Yes, yes, I know we have a couple of "actual plugin code" already, but
those were pretty simple and I considered them examples (thinking of
that complexity plugin in particular).
So my reaction here was that (a) your very short description about the
pull was about the new plugin, but then (b) the actual branch itself
was in my opinion *not* so much about the new plugin, but mostly about
improving the kbuild plugin infrastructure.
In other words, I'd much rather see the plugin infrastructure changes
entirely independently of the plugins themselves. And without the
pointless repeated back-merges.
>> (c) Of the four remaining commits that actually add entropy, the
>> "extra_latent_entropy" thing isn't about the gcc plugin at all, but
>> has a pointless "klet's mix it into the plugin pool" code under an
>> #ifdef. For no possible reason I can see.
>
> Since it had some dependency on the plugin, this seemed the right
> place to land it. I could certainly clean up the code to avoid an
> #ifdef in the .c file, if that is of particular note. The reason for
> the hash mixing there is to further perturb the latent_entropy value
> based on the (possibly warm or otherwise unpredictable) physical
> memory contents.
So I really don't see the point in mixing up the gcc plugin code with
the "hash the memory contents" code.
I think they are entirely independent issues, and the mix-up is just
confusing without adding any actual value.
Why should it matter to the memory hashing whether the gcc plugin is
enabled or not?
> It is certainly hard to measure, but given the instrumentation of
> things like interrupt code, loops, and other control flow primitives,
> there is unpredictability being added even on identical builds on the
> same hardware.
Sure. But we actually do interrupt-related entropy already.
The add_interrupt_randomness() function may not be perfect, but it
should add the instruction pointer at the time of the interrupt into
the pool, for example, and the cycle counter if the CPU has any.
(Of course, that does depend on the architecture getting all the
get_irq_regs() things right).
So I agree that there is some entropy to be had, I'm just not clear on
how much more the plugin actually adds.
I agree that the plugin changes the random pool. There is no question
of that. The question is more about "does it actually change the pool
in a meaningful way".
Anyway, my main issue is that I'm definitely not taking that branch as-is.
I'd take a cleaned-up branch with just the infrastructure updates (ie
not the repeated merges).
I'd also (separately, and later) take a branch that has the gcc-plugin
with more explanations.
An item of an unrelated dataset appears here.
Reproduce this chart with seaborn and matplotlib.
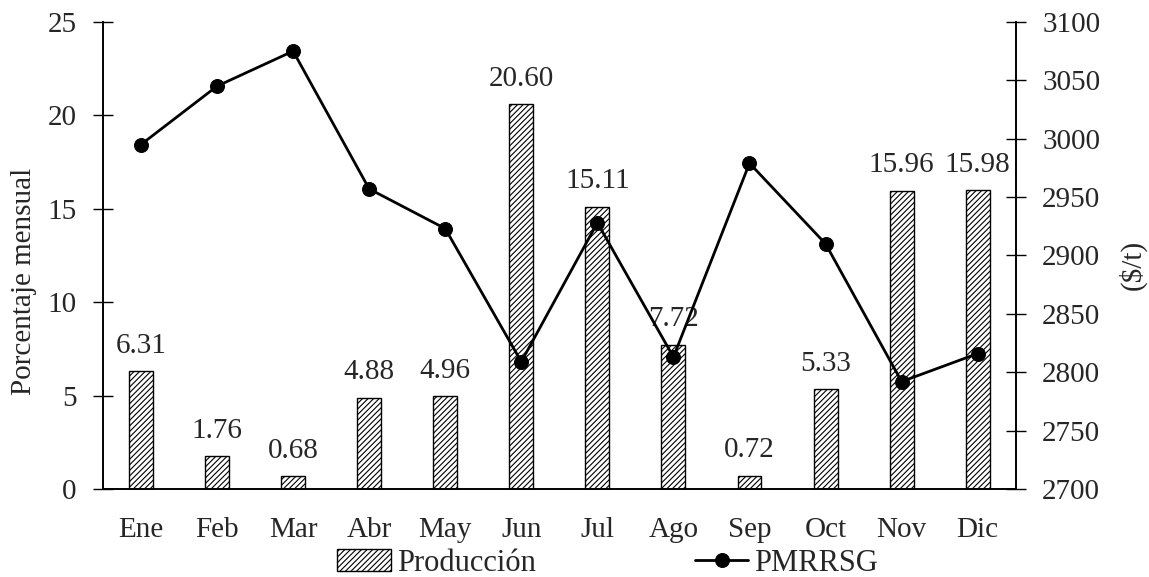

I'm not entirely convinced it really adds that
much real randomness, but it doesn't seem to be horribly detrimental
either, and it's perhaps a more interesting example of a plugin than
some.
I'd also take the memory hashing change (I've suggested that in the
past, in fact), but I really don't see the point of mixing that up
with that whole notion of "latent_entropy".